WHAT YOU ARE ASKED TO DO> Look through the data below and work out how many lines contain the string "chart". Give the number alone.

GIVEN MATERIAL>
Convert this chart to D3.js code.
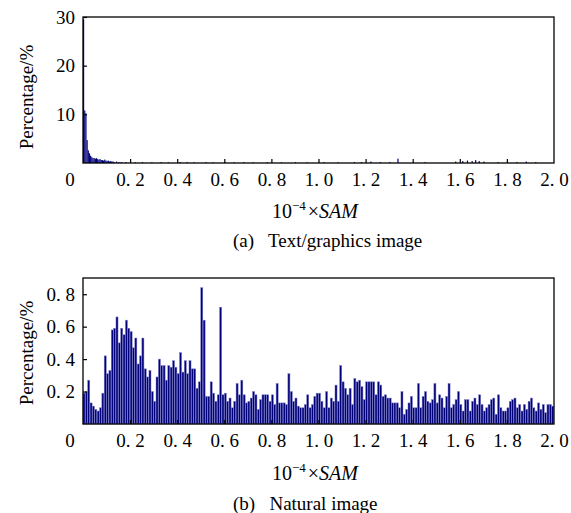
<!DOCTYPE html>
<html>
<head>
<meta charset="utf-8">
<script src="https://cdn.jsdelivr.net/npm/d3@7"></script>
<style>
  body { margin: 0; background: #fff; }
  text { font-family: "Liberation Serif", "Times New Roman", serif; }
</style>
</head>
<body>
<div id="chart"></div>
<script>
// (a) text/graphics image: bins of 0.005, given by left edge
var topSam = [0, 0.005, 0.01, 0.015, 0.02, 0.025, 0.03, 0.035, 0.04, 0.045,
  0.05, 0.055, 0.06, 0.065, 0.07, 0.075, 0.08, 0.085, 0.09, 0.095,
  0.1, 0.105, 0.11, 0.115, 0.12, 0.125, 0.13, 0.14, 0.15, 0.16,
  0.18, 0.22, 0.25, 0.29, 0.33, 0.36, 0.41, 0.44, 0.47, 0.52,
  0.55, 0.6, 0.64, 0.68, 0.72, 0.78, 0.84, 0.9, 0.95, 1.02,
  1.08, 1.15, 1.18, 1.22, 1.26, 1.3, 1.335, 1.45, 1.58, 1.61,
  1.63, 1.65, 1.665, 1.68, 1.7, 1.76, 1.8, 1.84, 1.88, 1.92]
var topPct = [29.5, 10.8, 10.2, 4.7, 2.6, 2.0, 1.5, 1.2, 1.0, 1.0,
  0.9, 1.0, 0.8, 0.7, 0.8, 0.6, 0.6, 0.5, 0.7, 0.5,
  0.4, 0.5, 0.3, 0.4, 0.3, 0.3, 0.2, 0.3, 0.2, 0.2,
  0.2, 0.15, 0.2, 0.15, 0.2, 0.15, 0.2, 0.2, 0.15, 0.2,
  0.15, 0.2, 0.15, 0.2, 0.15, 0.2, 0.15, 0.2, 0.15, 0.2,
  0.15, 0.2, 0.2, 0.3, 0.2, 0.2, 0.9, 0.2, 0.3, 0.4,
  0.5, 0.4, 0.6, 0.4, 0.3, 0.2, 0.3, 0.2, 0.3, 0.2]

// (b) natural image: 200 bins of 0.01
var botPct = [
  0.19, 0.2, 0.27, 0.13, 0.11, 0.09, 0.08, 0.1, 0.19, 0.42,
  0.31, 0.33, 0.58, 0.59, 0.66, 0.5, 0.59, 0.55, 0.64, 0.59,
  0.57, 0.47, 0.53, 0.37, 0.42, 0.53, 0.34, 0.29, 0.33, 0.2,
  0.14, 0.29, 0.4, 0.36, 0.36, 0.27, 0.36, 0.35, 0.39, 0.35,
  0.31, 0.44, 0.32, 0.39, 0.31, 0.39, 0.34, 0.34, 0.22, 0.26,
  0.84, 0.64, 0.17, 0.17, 0.26, 0.19, 0.14, 0.18, 0.72, 0.18,
  0.19, 0.14, 0.16, 0.1, 0.14, 0.25, 0.18, 0.27, 0.18, 0.13,
  0.14, 0.16, 0.2, 0.18, 0.09, 0.15, 0.18, 0.18, 0.18, 0.14,
  0.18, 0.12, 0.25, 0.13, 0.13, 0.13, 0.12, 0.31, 0.2, 0.14,
  0.16, 0.11, 0.1, 0.1, 0.12, 0.18, 0.1, 0.12, 0.17, 0.19,
  0.19, 0.14, 0.1, 0.2, 0.1, 0.16, 0.14, 0.24, 0.14, 0.36,
  0.26, 0.22, 0.18, 0.22, 0.12, 0.28, 0.26, 0.27, 0.23, 0.15,
  0.26, 0.26, 0.26, 0.26, 0.18, 0.26, 0.24, 0.17, 0.18, 0.16,
  0.16, 0.13, 0.13, 0.13, 0.1, 0.2, 0.06, 0.09, 0.13, 0.17,
  0.1, 0.1, 0.25, 0.1, 0.17, 0.2, 0.14, 0.13, 0.15, 0.25,
  0.13, 0.18, 0.16, 0.1, 0.17, 0.25, 0.1, 0.12, 0.15, 0.2,
  0.12, 0.08, 0.15, 0.15, 0.08, 0.14, 0.16, 0.12, 0.18, 0.12,
  0.08, 0.1, 0.12, 0.15, 0.16, 0.06, 0.18, 0.1, 0.08, 0.08,
  0.1, 0.14, 0.15, 0.16, 0.1, 0.12, 0.08, 0.12, 0.09, 0.14,
  0.16, 0.1, 0.08, 0.13, 0.09, 0.12, 0.07, 0.12, 0.12, 0.11]
var botBin = 0.01
var topBin = 0.005

var xTicks = [0.2, 0.4, 0.6, 0.8, 1.0, 1.2, 1.4, 1.6, 1.8, 2.0]
var xTickLabels = ["0. 2", "0. 4", "0. 6", "0. 8", "1. 0", "1. 2", "1. 4", "1. 6", "1. 8", "2. 0"]
var topYTicks = [10, 20, 30]
var topYLabels = ["10", "20", "30"]
var botYTicks = [0.2, 0.4, 0.6, 0.8]
var botYLabels = ["0. 2", "0. 4", "0. 6", "0. 8"]

var svg = d3.select("#chart")
    .append("svg")
        .attr("width", 571)
        .attr("height", 513)

var x = d3.scaleLinear()
    .domain([0, 2])
    .range([83, 554])

function drawPanel(opts) {
    var y = d3.scaleLinear()
        .domain(opts.yDomain)
        .range([opts.bottom, opts.top])

    var g = svg.append("g")

    // bars
    g.append("g")
        .selectAll("rect")
        .data(opts.bars)
        .join("rect")
            .attr("x", function(d) { return x(d.sam) })
            .attr("y", function(d) { return y(d.v) })
            .attr("width", function(d) { return Math.max(x(d.sam + opts.bin) - x(d.sam) - opts.gap, 0.8) })
            .attr("height", function(d) { return y(0) - y(d.v) })
            .attr("fill", "#000078")
            .attr("stroke", opts.edge)
            .attr("stroke-width", 0.5)

    // x axis, ticks pointing inward
    var xa = g.append("g")
        .attr("transform", "translate(0," + opts.bottom + ")")
        .call(d3.axisBottom(x)
            .tickValues(xTicks)
            .tickSize(-4)
            .tickPadding(10)
            .tickFormat(function(d, i) { return xTickLabels[i] }))
    xa.select(".domain").remove()
    xa.selectAll("line").attr("stroke", "#000").attr("stroke-width", 1.2)
    xa.selectAll("text")
        .style("font-family", "Liberation Serif, serif")
        .style("font-size", "19px")
        .attr("fill", "#000")
    xa.selectAll(".tick").filter(function(d) { return d === 2.0 }).select("line").remove()

    // y axis
    var ya = g.append("g")
        .attr("transform", "translate(83,0)")
        .call(d3.axisLeft(y)
            .tickValues(opts.yTicks)
            .tickSize(-4)
            .tickPadding(8)
            .tickFormat(function(d, i) { return opts.yLabels[i] }))
    ya.select(".domain").remove()
    ya.selectAll("line").attr("stroke", "#000").attr("stroke-width", 1.2)
    ya.selectAll("text")
        .style("font-family", "Liberation Serif, serif")
        .style("font-size", "19px")
        .attr("fill", "#000")

    // corner zero
    g.append("text")
        .attr("x", 70)
        .attr("y", opts.bottom + 23)
        .attr("text-anchor", "middle")
        .style("font-size", "19px")
        .text("0")

    // frame
    g.append("rect")
        .attr("x", 83)
        .attr("y", opts.top)
        .attr("width", 554 - 83)
        .attr("height", opts.bottom - opts.top)
        .attr("fill", "none")
        .attr("stroke", "#000")
        .attr("stroke-width", 1.3)

    // y title
    g.append("text")
        .attr("transform", "translate(33," + opts.yTitleY + ") rotate(-90)")
        .attr("text-anchor", "middle")
        .style("font-size", "19px")
        .text("Percentage/%")

    // x title
    var xt = g.append("text")
        .attr("x", 315)
        .attr("y", opts.xTitleY)
        .attr("text-anchor", "middle")
        .style("font-size", "20px")
    xt.append("tspan").text("10")
    xt.append("tspan").attr("dy", -8).style("font-size", "13px").text("\u22124")
    xt.append("tspan").attr("dy", 8).attr("dx", 2).text("\u00d7")
    xt.append("tspan").style("font-style", "italic").text("SAM")

    // caption
    g.append("text")
        .attr("x", 233)
        .attr("y", opts.captionY)
        .attr("xml:space", "preserve")
        .style("white-space", "pre")
        .style("font-size", "19px")
        .text(opts.caption)
}

var topBars = topSam.map(function(s, i) { return { sam: s, v: topPct[i] } })
var botBars = botPct.map(function(v, i) { return { sam: i * botBin, v: v } })

drawPanel({
    top: 17, bottom: 163, yDomain: [0, 30],
    yTicks: topYTicks, yLabels: topYLabels,
    bars: topBars, bin: topBin, gap: 0, edge: "none",
    yTitleY: 97, xTitleY: 218, captionY: 247,
    caption: "(a)   Text/graphics image"
})

drawPanel({
    top: 278, bottom: 424, yDomain: [0, 0.9],
    yTicks: botYTicks, yLabels: botYLabels,
    bars: botBars, bin: botBin, gap: 0.3, edge: "#8080cc",
    yTitleY: 353, xTitleY: 480, captionY: 510,
    caption: "(b)   Natural image"
})
</script>
</body>
</html>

TASK SOLUTION> 3